_WHAT TO DO_
Reproduce all the lines exactly as they stand, apart from the pictures.

_INFORMATION PROVIDED_
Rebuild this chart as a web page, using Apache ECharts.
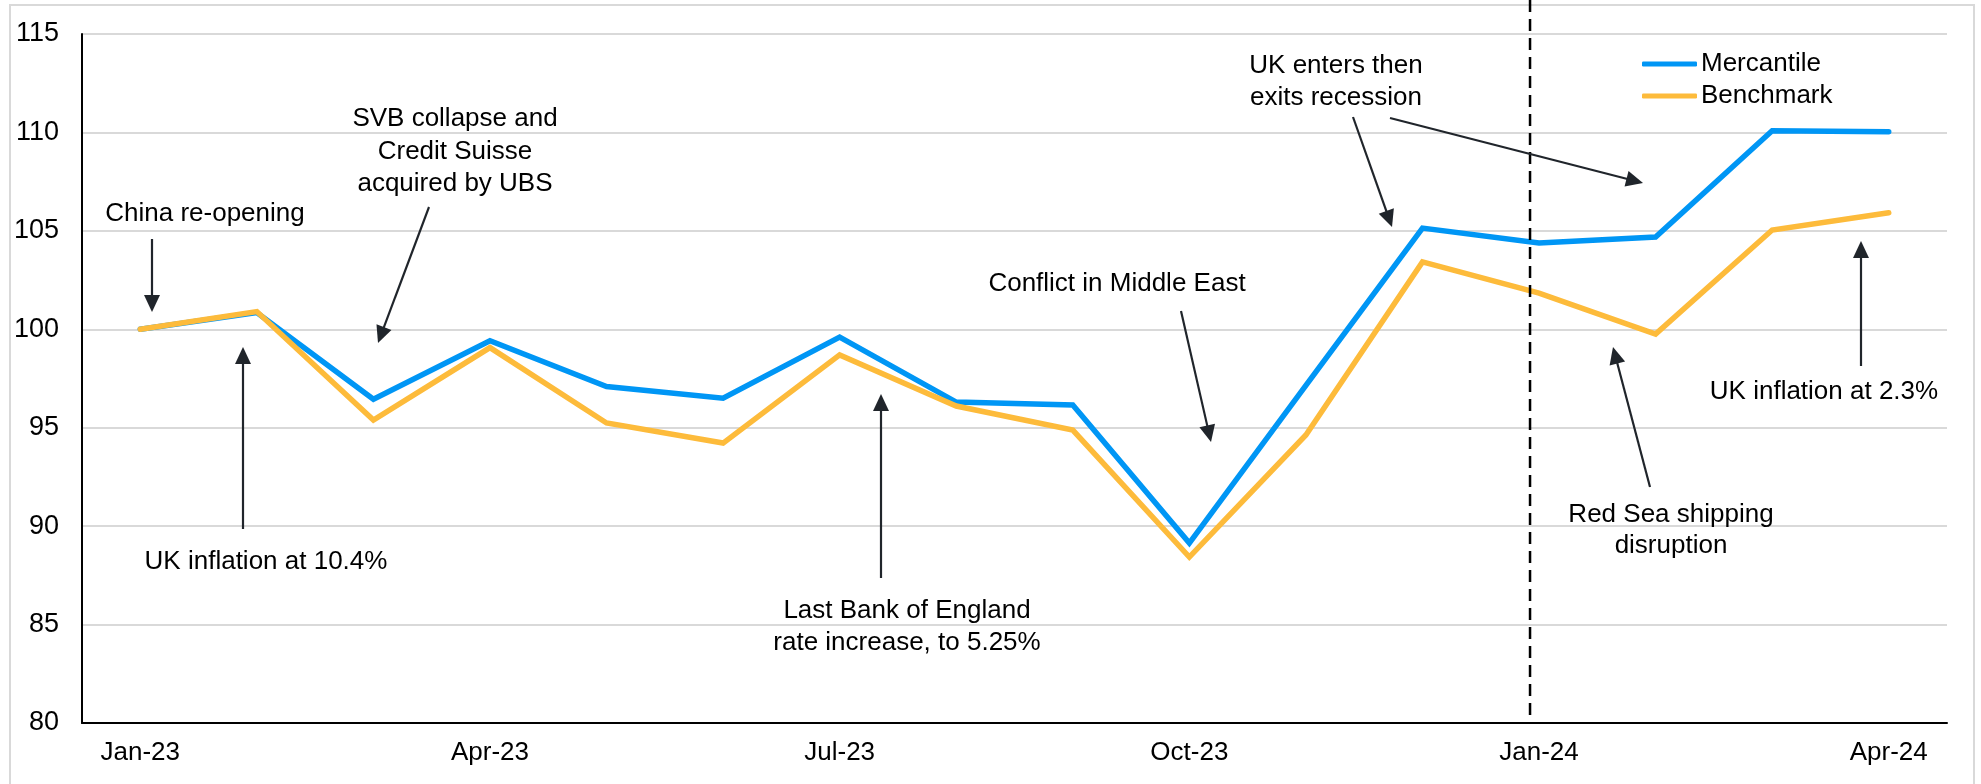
<!DOCTYPE html>
<html>
<head>
<meta charset="utf-8">
<script src="https://cdn.jsdelivr.net/npm/echarts@6/dist/echarts.min.js"></script>
<style>
html,body{margin:0;padding:0;background:#fff;}
#chart{width:1981px;height:784px;}
</style>
</head>
<body>
<div id="chart"></div>
<script>
const categories = ['Jan-23','Feb-23','Mar-23','Apr-23','May-23','Jun-23','Jul-23','Aug-23','Sep-23','Oct-23','Nov-23','Dec-23','Jan-24','Feb-24','Mar-24','Apr-24'];
const mercantile = [100, 100.85, 96.45, 99.42, 97.09, 96.5, 99.6, 96.3, 96.15, 89.14, 97.15, 105.14, 104.38, 104.69, 110.09, 110.04];
const benchmark  = [100, 100.9, 95.39, 99.07, 95.24, 94.22, 98.7, 96.1, 94.88, 88.43, 94.63, 103.42, 101.84, 99.76, 105.04, 105.92];
const seriesNames = ['Mercantile', 'Benchmark'];
const yTicks = {min: 80, max: 115, interval: 5};
const markerCategory = 'Jan-24';

const annotations = [
  {text: 'China re-opening', x: 205, y: 198, lh: 32, from: [152, 239], to: [152, 312]},
  {text: 'UK inflation at 10.4%', x: 266, y: 546, lh: 32, from: [243, 529], to: [243, 347]},
  {text: 'SVB collapse and\nCredit Suisse\nacquired by UBS', x: 455, y: 103, lh: 32.5, from: [429, 207], to: [378, 343]},
  {text: 'Last Bank of England\nrate increase, to 5.25%', x: 907, y: 595, lh: 32, from: [881, 578], to: [881, 394]},
  {text: 'Conflict in Middle East', x: 1117, y: 268, lh: 32, from: [1181, 311], to: [1211, 442]},
  {text: 'UK enters then\nexits recession', x: 1336, y: 50, lh: 32, from: [1353, 117], to: [1392, 227]},
  {text: null, from: [1390, 118], to: [1643, 183]},
  {text: 'Red Sea shipping\ndisruption', x: 1671, y: 499, lh: 31, from: [1650, 487], to: [1613, 347]},
  {text: 'UK inflation at 2.3%', x: 1824, y: 376, lh: 32, from: [1861, 366], to: [1861, 241]}
];

const FONT = '"Liberation Sans", Arial, sans-serif';
const ARROW_COLOR = '#20252b';

function arrow(from, to) {
  const dx = to[0] - from[0], dy = to[1] - from[1];
  const len = Math.sqrt(dx*dx + dy*dy);
  const ux = dx/len, uy = dy/len;
  const hl = 17, hw = 8;
  const bx = to[0] - ux*hl, by = to[1] - uy*hl;
  const px = -uy, py = ux;
  return [
    {type: 'line', z: 50, shape: {x1: from[0], y1: from[1], x2: bx + ux*2, y2: by + uy*2},
     style: {stroke: ARROW_COLOR, lineWidth: 2.2}},
    {type: 'polygon', z: 50, shape: {points: [[to[0], to[1]], [bx + px*hw, by + py*hw], [bx - px*hw, by - py*hw]]},
     style: {fill: ARROW_COLOR}}
  ];
}

const chart = echarts.init(document.getElementById('chart'), null, {renderer: 'canvas'});

const option = {
  backgroundColor: '#ffffff',
  animation: false,
  textStyle: {fontFamily: FONT},
  grid: {left: 82, right: 34, top: 34, bottom: 61, containLabel: false},
  legend: {
    orient: 'vertical',
    left: 1637,
    top: 46,
    itemWidth: 55,
    itemHeight: 5,
    itemGap: 6,
    icon: 'roundRect',
    data: seriesNames,
    textStyle: {fontSize: 26, color: '#000', fontFamily: FONT, lineHeight: 26, padding: [0, 0, 0, -1]}
  },
  xAxis: {
    type: 'category',
    data: categories,
    boundaryGap: true,
    axisLine: {show: true, lineStyle: {color: '#000', width: 2}},
    axisTick: {show: false},
    axisLabel: {interval: 2, fontSize: 26, color: '#000', margin: 17, fontFamily: FONT},
    splitLine: {show: false}
  },
  yAxis: {
    type: 'value',
    min: yTicks.min, max: yTicks.max, interval: yTicks.interval,
    axisLine: {show: true, lineStyle: {color: '#000', width: 2}},
    axisTick: {show: false},
    axisLabel: {fontSize: 27, color: '#000', margin: 23, fontFamily: FONT},
    splitLine: {show: true, lineStyle: {color: '#d9d9d9', width: 2}}
  },
  series: [
    {
      name: seriesNames[0], type: 'line', data: mercantile,
      symbol: 'none', color: '#0096f5',
      lineStyle: {width: 5.5, color: '#0096f5', cap: 'round', join: 'miter'},
      z: 3
    },
    {
      name: seriesNames[1], type: 'line', data: benchmark,
      symbol: 'none', color: '#fdbb3b',
      lineStyle: {width: 5.5, color: '#fdbb3b', cap: 'round', join: 'miter'},
      z: 4
    }
  ]
};

chart.setOption(option);

// Build overlay graphics (border, dashed marker line, annotations)
const gx = chart.convertToPixel({xAxisIndex: 0}, markerCategory) - 9;
const gyBottom = chart.convertToPixel({yAxisIndex: 0}, yTicks.min);

const graphics = [
  {type: 'rect', z: -10, silent: true, shape: {x: 10, y: 5, width: 1964, height: 800},
   style: {fill: 'none', stroke: '#d9d9d9', lineWidth: 2}},
  {type: 'line', z: 20, shape: {x1: gx, y1: 0, x2: gx, y2: gyBottom},
   style: {stroke: '#000', lineWidth: 2.5, lineDash: [12, 7]}}
];

annotations.forEach(a => {
  if (a.text) {
    graphics.push({
      type: 'text', z: 60,
      style: {
        text: a.text, x: a.x, y: a.y,
        font: '26px ' + FONT,
        fontSize: 26, fontFamily: FONT,
        fill: '#000',
        textAlign: 'center', align: 'center',
        textVerticalAlign: 'top', verticalAlign: 'top',
        lineHeight: a.lh
      }
    });
  }
  arrow(a.from, a.to).forEach(g => graphics.push(g));
});

chart.setOption({graphic: graphics});
</script>
</body>
</html>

_RESPONSE TO THE TASK_
Rebuild this chart as a web page, using Apache ECharts.
<!DOCTYPE html>
<html>
<head>
<meta charset="utf-8">
<script src="https://cdn.jsdelivr.net/npm/echarts@6/dist/echarts.min.js"></script>
<style>
html,body{margin:0;padding:0;background:#fff;}
#chart{width:1981px;height:784px;}
</style>
</head>
<body>
<div id="chart"></div>
<script>
const categories = ['Jan-23','Feb-23','Mar-23','Apr-23','May-23','Jun-23','Jul-23','Aug-23','Sep-23','Oct-23','Nov-23','Dec-23','Jan-24','Feb-24','Mar-24','Apr-24'];
const mercantile = [100, 100.85, 96.45, 99.42, 97.09, 96.5, 99.6, 96.3, 96.15, 89.14, 97.15, 105.14, 104.38, 104.69, 110.09, 110.04];
const benchmark  = [100, 100.9, 95.39, 99.07, 95.24, 94.22, 98.7, 96.1, 94.88, 88.43, 94.63, 103.42, 101.84, 99.76, 105.04, 105.92];
const seriesNames = ['Mercantile', 'Benchmark'];
const yTicks = {min: 80, max: 115, interval: 5};
const markerCategory = 'Jan-24';

const annotations = [
  {text: 'China re-opening', x: 205, y: 198, lh: 32, from: [152, 239], to: [152, 312]},
  {text: 'UK inflation at 10.4%', x: 266, y: 546, lh: 32, from: [243, 529], to: [243, 347]},
  {text: 'SVB collapse and\nCredit Suisse\nacquired by UBS', x: 455, y: 103, lh: 32.5, from: [429, 207], to: [378, 343]},
  {text: 'Last Bank of England\nrate increase, to 5.25%', x: 907, y: 595, lh: 32, from: [881, 578], to: [881, 394]},
  {text: 'Conflict in Middle East', x: 1117, y: 268, lh: 32, from: [1181, 311], to: [1211, 442]},
  {text: 'UK enters then\nexits recession', x: 1336, y: 50, lh: 32, from: [1353, 117], to: [1392, 227]},
  {text: null, from: [1390, 118], to: [1643, 183]},
  {text: 'Red Sea shipping\ndisruption', x: 1671, y: 499, lh: 31, from: [1650, 487], to: [1613, 347]},
  {text: 'UK inflation at 2.3%', x: 1824, y: 376, lh: 32, from: [1861, 366], to: [1861, 241]}
];

const FONT = '"Liberation Sans", Arial, sans-serif';
const ARROW_COLOR = '#20252b';

function arrow(from, to) {
  const dx = to[0] - from[0], dy = to[1] - from[1];
  const len = Math.sqrt(dx*dx + dy*dy);
  const ux = dx/len, uy = dy/len;
  const hl = 17, hw = 8;
  const bx = to[0] - ux*hl, by = to[1] - uy*hl;
  const px = -uy, py = ux;
  return [
    {type: 'line', z: 50, shape: {x1: from[0], y1: from[1], x2: bx + ux*2, y2: by + uy*2},
     style: {stroke: ARROW_COLOR, lineWidth: 2.2}},
    {type: 'polygon', z: 50, shape: {points: [[to[0], to[1]], [bx + px*hw, by + py*hw], [bx - px*hw, by - py*hw]]},
     style: {fill: ARROW_COLOR}}
  ];
}

const chart = echarts.init(document.getElementById('chart'), null, {renderer: 'canvas'});

const option = {
  backgroundColor: '#ffffff',
  animation: false,
  textStyle: {fontFamily: FONT},
  grid: {left: 82, right: 34, top: 34, bottom: 61, containLabel: false},
  legend: {
    orient: 'vertical',
    left: 1637,
    top: 46,
    itemWidth: 55,
    itemHeight: 5,
    itemGap: 6,
    icon: 'roundRect',
    data: seriesNames,
    textStyle: {fontSize: 26, color: '#000', fontFamily: FONT, lineHeight: 26, padding: [0, 0, 0, -1]}
  },
  xAxis: {
    type: 'category',
    data: categories,
    boundaryGap: true,
    axisLine: {show: true, lineStyle: {color: '#000', width: 2}},
    axisTick: {show: false},
    axisLabel: {interval: 2, fontSize: 26, color: '#000', margin: 17, fontFamily: FONT},
    splitLine: {show: false}
  },
  yAxis: {
    type: 'value',
    min: yTicks.min, max: yTicks.max, interval: yTicks.interval,
    axisLine: {show: true, lineStyle: {color: '#000', width: 2}},
    axisTick: {show: false},
    axisLabel: {fontSize: 27, color: '#000', margin: 23, fontFamily: FONT},
    splitLine: {show: true, lineStyle: {color: '#d9d9d9', width: 2}}
  },
  series: [
    {
      name: seriesNames[0], type: 'line', data: mercantile,
      symbol: 'none', color: '#0096f5',
      lineStyle: {width: 5.5, color: '#0096f5', cap: 'round', join: 'miter'},
      z: 3
    },
    {
      name: seriesNames[1], type: 'line', data: benchmark,
      symbol: 'none', color: '#fdbb3b',
      lineStyle: {width: 5.5, color: '#fdbb3b', cap: 'round', join: 'miter'},
      z: 4
    }
  ]
};

chart.setOption(option);

// Build overlay graphics (border, dashed marker line, annotations)
const gx = chart.convertToPixel({xAxisIndex: 0}, markerCategory) - 9;
const gyBottom = chart.convertToPixel({yAxisIndex: 0}, yTicks.min);

const graphics = [
  {type: 'rect', z: -10, silent: true, shape: {x: 10, y: 5, width: 1964, height: 800},
   style: {fill: 'none', stroke: '#d9d9d9', lineWidth: 2}},
  {type: 'line', z: 20, shape: {x1: gx, y1: 0, x2: gx, y2: gyBottom},
   style: {stroke: '#000', lineWidth: 2.5, lineDash: [12, 7]}}
];

annotations.forEach(a => {
  if (a.text) {
    graphics.push({
      type: 'text', z: 60,
      style: {
        text: a.text, x: a.x, y: a.y,
        font: '26px ' + FONT,
        fontSize: 26, fontFamily: FONT,
        fill: '#000',
        textAlign: 'center', align: 'center',
        textVerticalAlign: 'top', verticalAlign: 'top',
        lineHeight: a.lh
      }
    });
  }
  arrow(a.from, a.to).forEach(g => graphics.push(g));
});

chart.setOption({graphic: graphics});
</script>
</body>
</html>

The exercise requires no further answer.